For a first-time comic book author, Machado, along with her team of Strips, Wands, and Bonvillain, has a fantastic mastery and execution. Bonvillain’s color palette really ingratiates the characters and helps us to see their offset setting. For all the books available, this is one that best captures the ethos of childhood. The way it visualizes entangles me into the memories of lazy days where I felt the whole world was pressed upon me. This is pushed further by Strips’ amazing figures and inks that capture the awkward phase between childhood and adulthood. More complimentary is to see figures that are a display of people I would come across in a walkabout town.
Powerfully, the issue ends on an answer to the pronounced question in this issue: what happened at the theatre? And the answer proposed by our character and in a way by most of society is to forget. This issue presses itself as an indictment to how we voice our unseen scars. The most powerful panel in this issue is seeing the visual of El not being drawn with a mouth when she tries to voice evidence of her scar. This is the most resonant panel and so far, most incisive critique of what we as an audience put upon victims of rape, molestation, abuse or anyone else who sadly suffered a trauma. We hear them, but do not properly give them voices to be heard in. It’s seen, it’s known, but there isn’t a proper verbalization of this action.

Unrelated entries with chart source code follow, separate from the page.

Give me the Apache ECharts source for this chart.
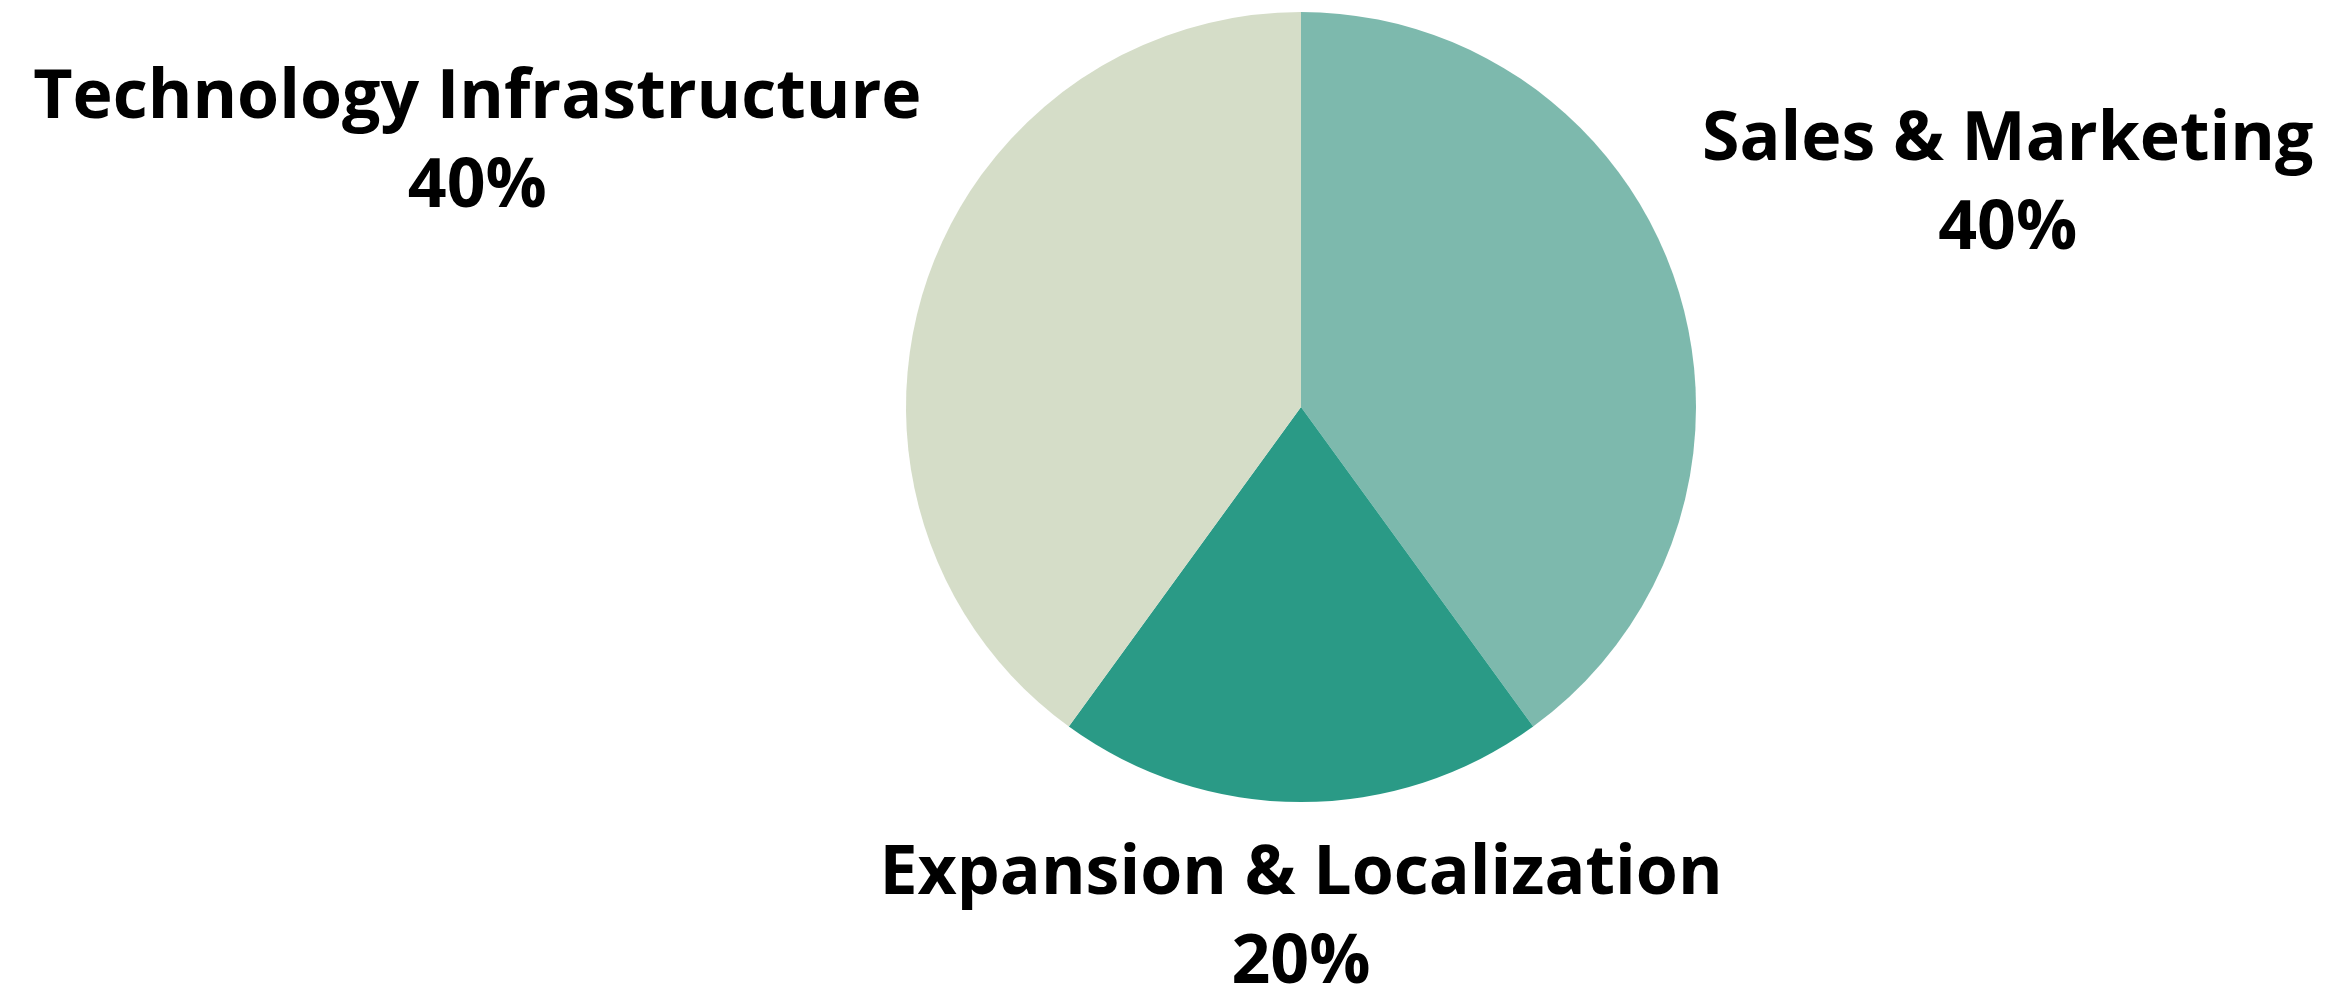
<!DOCTYPE html>
<html>
<head>
<meta charset="utf-8">
<script src="https://cdn.jsdelivr.net/npm/echarts@6/dist/echarts.min.js"></script>
<style>
html,body{margin:0;padding:0;background:#ffffff;}
#chart{width:2328px;height:988px;}
</style>
</head>
<body>
<div id="chart"></div>
<script>
// ---- data ----
const categories = ['Sales & Marketing', 'Expansion & Localization', 'Technology Infrastructure'];
const shares = [40, 20, 40];
const sliceColors = ['#7db9ad', '#2a9a86', '#d5ddc8'];

const chart = echarts.init(document.getElementById('chart'), null, { renderer: 'canvas' });

// label block centre, offset from the slice's outer mid-point (px)
const labelShift = [[331, -100], [0, 117], [-448, -142]];

function sliceLayout(idx) {
  try {
    return chart.getModel().getSeriesByIndex(0).getData().getItemLayout(idx);
  } catch (e) { return null; }
}

const option = {
  backgroundColor: '#ffffff',
  animation: false,
  series: [{
    type: 'pie',
    center: [1301, 407],
    radius: 395,
    startAngle: 90,
    clockwise: true,
    avoidLabelOverlap: false,
    data: categories.map((c, i) => ({ name: c, value: shares[i], itemStyle: { color: sliceColors[i] } })),
    itemStyle: { borderWidth: 0 },
    label: {
      show: true,
      position: 'outside',
      formatter: p => p.name + '\n' + p.percent + '%',
      fontFamily: 'Open Sans',
      fontWeight: 'bold',
      fontSize: 68,
      lineHeight: 89,
      color: '#000000',
      align: 'center'
    },
    labelLine: { show: false },
    labelLayout: function (params) {
      const l = sliceLayout(params.dataIndex);
      if (!l) return {};
      const mid = (l.startAngle + l.endAngle) / 2;
      const px = l.cx + l.r * Math.cos(mid);
      const py = l.cy + l.r * Math.sin(mid);
      const s = labelShift[params.dataIndex];
      return { x: px + s[0], y: py + s[1], align: 'center', verticalAlign: 'middle' };
    }
  }]
};
chart.setOption(option);
</script>
</body>
</html>
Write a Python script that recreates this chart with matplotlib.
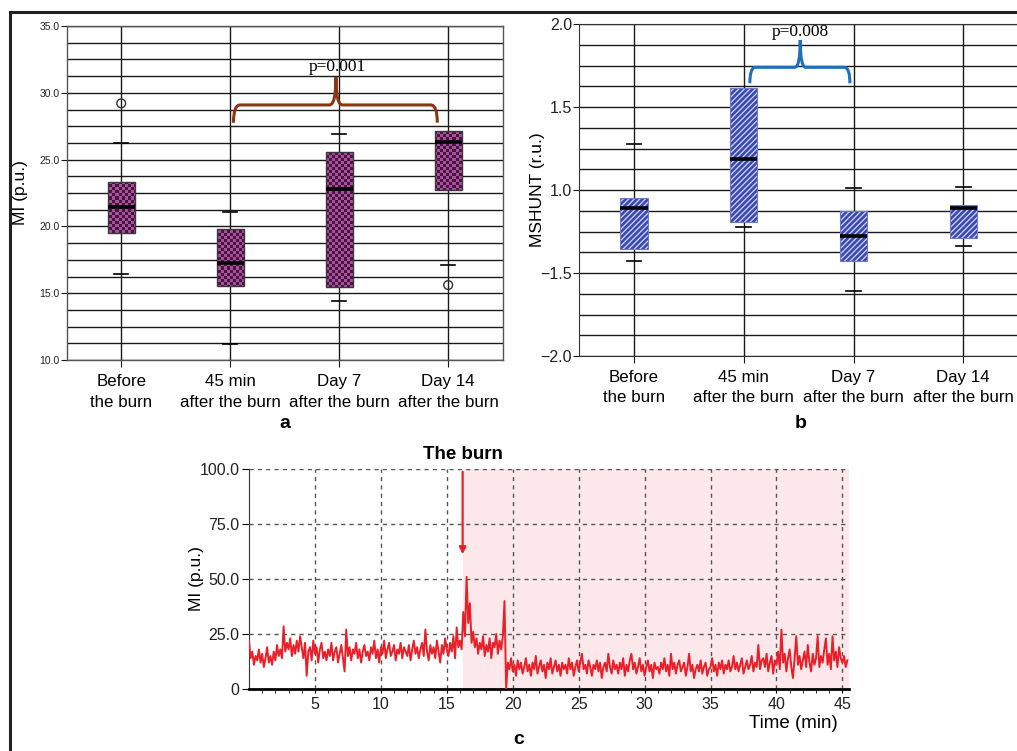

In earnest, the last four pages of this issue give great insight into the suffering we have put upon victims. Some try to give voice and are left ostracized, and others attempt to forget and distract themselves. The issue ends with a nursery rhyme telling the singer to forget. Specifically, our “venison, carrion, leviathan”, meaning we must forget our innocence, our dead, and our fears. The most haunting aspect is the second to last, visual being of the girls clapping their hands together. In many ways, it serves as a visual reminder of the lingering violence people must consistently suffer through. This is confirmed further by the panel being entirely black.
I’m likely reading too much into the piece, but it is a strong indictment of how we inherit the violence in our world. With this being the second issue, Machado has cemented herself into the medium fantastically. For a “literary” reader like me, this is an exciting time to be reading a piece in an industry that’s sadly heavily male-dominated. Despite it being from the big two publishers, I have to praise DC for allowing Machado to tell such a powerful and socially relevant book like this. Readers in the industry can subconsciously learn a lot from this book, and I’m excited about the discussion that ensues because of it. This is a nice salve for everyone’s scars. Hopefully, together we may all see each other this way. Scars and all.